◆ Exercise prompt
Transcribe the lines below verbatim, skipping the images.

- - -

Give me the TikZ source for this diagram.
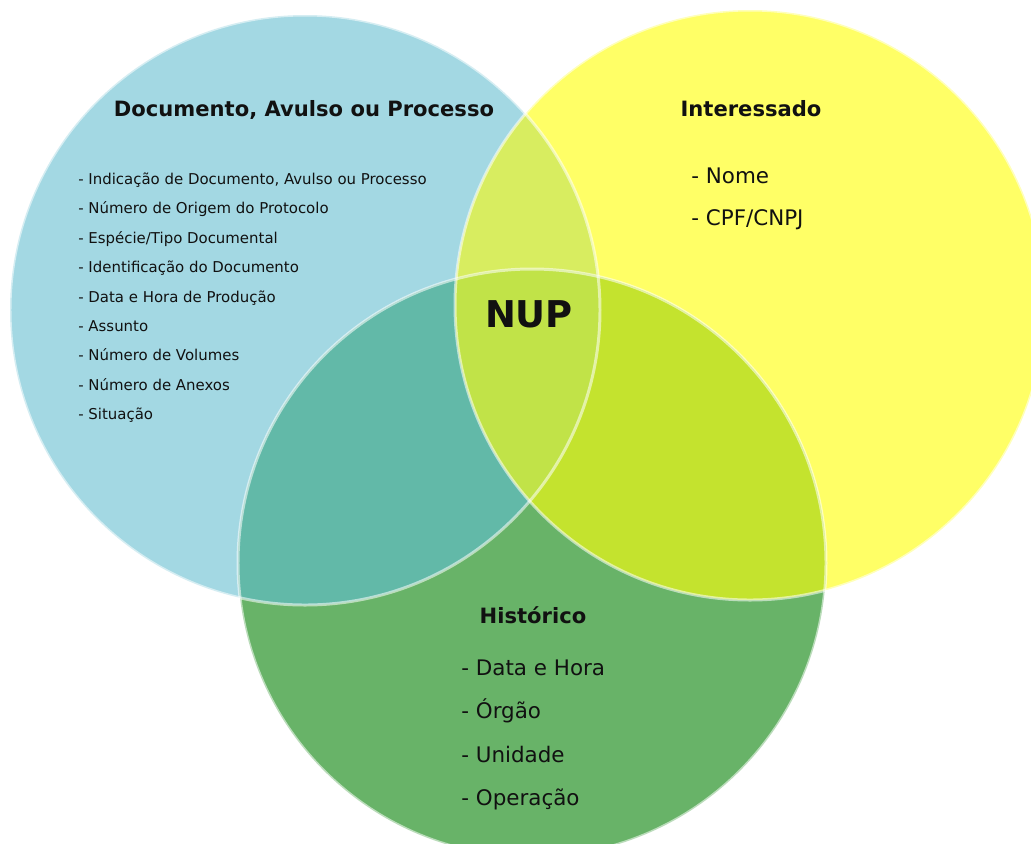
\documentclass[tikz,border=0pt]{standalone}
\usepackage{fontspec}
\setmainfont{DejaVu Sans}
\usetikzlibrary{positioning}

\definecolor{docblue}{HTML}{A3D8E3}
\definecolor{intyellow}{HTML}{FFFF66}
\definecolor{histgreen}{HTML}{68B368}
\definecolor{blueyellow}{HTML}{D8ED60}
\definecolor{bluegreen}{HTML}{62B9A8}
\definecolor{yellowgreen}{HTML}{C4E32E}
\definecolor{nupgreen}{HTML}{C1E348}
\definecolor{ink}{HTML}{111111}

\begin{document}
\begin{tikzpicture}[x=0.02cm, y=-0.02cm,
		rim/.style={draw=white, draw opacity=0.55, line width=1.7pt},
		settitle/.style={font=\bfseries\fontsize{12}{14}\selectfont, text=ink, text height=0.73em, text depth=0pt},
		smallitem/.style={anchor=west, inner sep=0pt, font=\fontsize{8.5}{10}\selectfont, text=ink, text height=0.73em, text depth=0pt},
		bigitem/.style={anchor=west, inner sep=0pt, font=\fontsize{12.2}{14}\selectfont, text=ink, text height=0.73em, text depth=0pt}]
				\useasboundingbox (0, 0) rectangle (1031, 843);
				% Centres of the three sets:
				\coordinate (B) at (305, 310);
				\coordinate (Y) at (750, 305);
				\coordinate (G) at (532, 563);
				% Plain discs:
				\fill[docblue] (B) circle[radius=295];
				\fill[intyellow] (Y) circle[radius=295];
				\fill[histgreen] (G) circle[radius=294];
				% Overlaps:
				\begin{scope}
					\clip (B) circle[radius=295];
					\fill[blueyellow] (Y) circle[radius=295];
					\fill[bluegreen] (G) circle[radius=294];
				\end{scope}
				\begin{scope}
					\clip (Y) circle[radius=295];
					\fill[yellowgreen] (G) circle[radius=294];
				\end{scope}
				\begin{scope}
					\clip (B) circle[radius=295];
					\clip (Y) circle[radius=295];
					\fill[nupgreen] (G) circle[radius=294];
				\end{scope}
				% Light rims:
				\foreach \c/\r in {B/295, Y/295, G/294}
					\draw[rim] (\c) circle[radius=\r];
				% Titles:
				\node[settitle] (doctitle) at (304, 110) {Documento, Avulso ou Processo};
				\node[settitle] (inttitle) at (751, 110) {Interessado};
				\node[settitle] (histtitle) at (533, 617) {Histórico};
				\node[settitle, font=\bfseries\fontsize{21}{24}\selectfont] (nup) at (529, 321) {NUP};
				% Items:
				\foreach \t [count=\i] in {{Indicação de Documento, Avulso ou Processo}, {Número de Origem do Protocolo},
					{Espécie/Tipo Documental}, {Identificação do Documento}, {Data e Hora de Produção}, {Assunto},
					{Número de Volumes}, {Número de Anexos}, {Situação}}
					\node[smallitem] (doc\i) at (78, 178+29.4*\i-29.4) {- \t};
				\node[bigitem] (int1) at (691, 177) {- Nome};
				\node[bigitem] (int2) at (691, 219) {- CPF/CNPJ};
				\foreach \t [count=\i] in {Data e Hora, Órgão, Unidade, Operação}
					\node[bigitem] (hist\i) at (461, 669+43.3*\i-43.3) {- \t};
			\end{tikzpicture}
\end{document}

- - -

◆ Result of the task
Give me the TikZ source for this diagram.
\documentclass[tikz,border=0pt]{standalone}
\usepackage{fontspec}
\setmainfont{DejaVu Sans}
\usetikzlibrary{positioning}

\definecolor{docblue}{HTML}{A3D8E3}
\definecolor{intyellow}{HTML}{FFFF66}
\definecolor{histgreen}{HTML}{68B368}
\definecolor{blueyellow}{HTML}{D8ED60}
\definecolor{bluegreen}{HTML}{62B9A8}
\definecolor{yellowgreen}{HTML}{C4E32E}
\definecolor{nupgreen}{HTML}{C1E348}
\definecolor{ink}{HTML}{111111}

\begin{document}
\begin{tikzpicture}[x=0.02cm, y=-0.02cm,
		rim/.style={draw=white, draw opacity=0.55, line width=1.7pt},
		settitle/.style={font=\bfseries\fontsize{12}{14}\selectfont, text=ink, text height=0.73em, text depth=0pt},
		smallitem/.style={anchor=west, inner sep=0pt, font=\fontsize{8.5}{10}\selectfont, text=ink, text height=0.73em, text depth=0pt},
		bigitem/.style={anchor=west, inner sep=0pt, font=\fontsize{12.2}{14}\selectfont, text=ink, text height=0.73em, text depth=0pt}]
				\useasboundingbox (0, 0) rectangle (1031, 843);
				% Centres of the three sets:
				\coordinate (B) at (305, 310);
				\coordinate (Y) at (750, 305);
				\coordinate (G) at (532, 563);
				% Plain discs:
				\fill[docblue] (B) circle[radius=295];
				\fill[intyellow] (Y) circle[radius=295];
				\fill[histgreen] (G) circle[radius=294];
				% Overlaps:
				\begin{scope}
					\clip (B) circle[radius=295];
					\fill[blueyellow] (Y) circle[radius=295];
					\fill[bluegreen] (G) circle[radius=294];
				\end{scope}
				\begin{scope}
					\clip (Y) circle[radius=295];
					\fill[yellowgreen] (G) circle[radius=294];
				\end{scope}
				\begin{scope}
					\clip (B) circle[radius=295];
					\clip (Y) circle[radius=295];
					\fill[nupgreen] (G) circle[radius=294];
				\end{scope}
				% Light rims:
				\foreach \c/\r in {B/295, Y/295, G/294}
					\draw[rim] (\c) circle[radius=\r];
				% Titles:
				\node[settitle] (doctitle) at (304, 110) {Documento, Avulso ou Processo};
				\node[settitle] (inttitle) at (751, 110) {Interessado};
				\node[settitle] (histtitle) at (533, 617) {Histórico};
				\node[settitle, font=\bfseries\fontsize{21}{24}\selectfont] (nup) at (529, 321) {NUP};
				% Items:
				\foreach \t [count=\i] in {{Indicação de Documento, Avulso ou Processo}, {Número de Origem do Protocolo},
					{Espécie/Tipo Documental}, {Identificação do Documento}, {Data e Hora de Produção}, {Assunto},
					{Número de Volumes}, {Número de Anexos}, {Situação}}
					\node[smallitem] (doc\i) at (78, 178+29.4*\i-29.4) {- \t};
				\node[bigitem] (int1) at (691, 177) {- Nome};
				\node[bigitem] (int2) at (691, 219) {- CPF/CNPJ};
				\foreach \t [count=\i] in {Data e Hora, Órgão, Unidade, Operação}
					\node[bigitem] (hist\i) at (461, 669+43.3*\i-43.3) {- \t};
			\end{tikzpicture}
\end{document}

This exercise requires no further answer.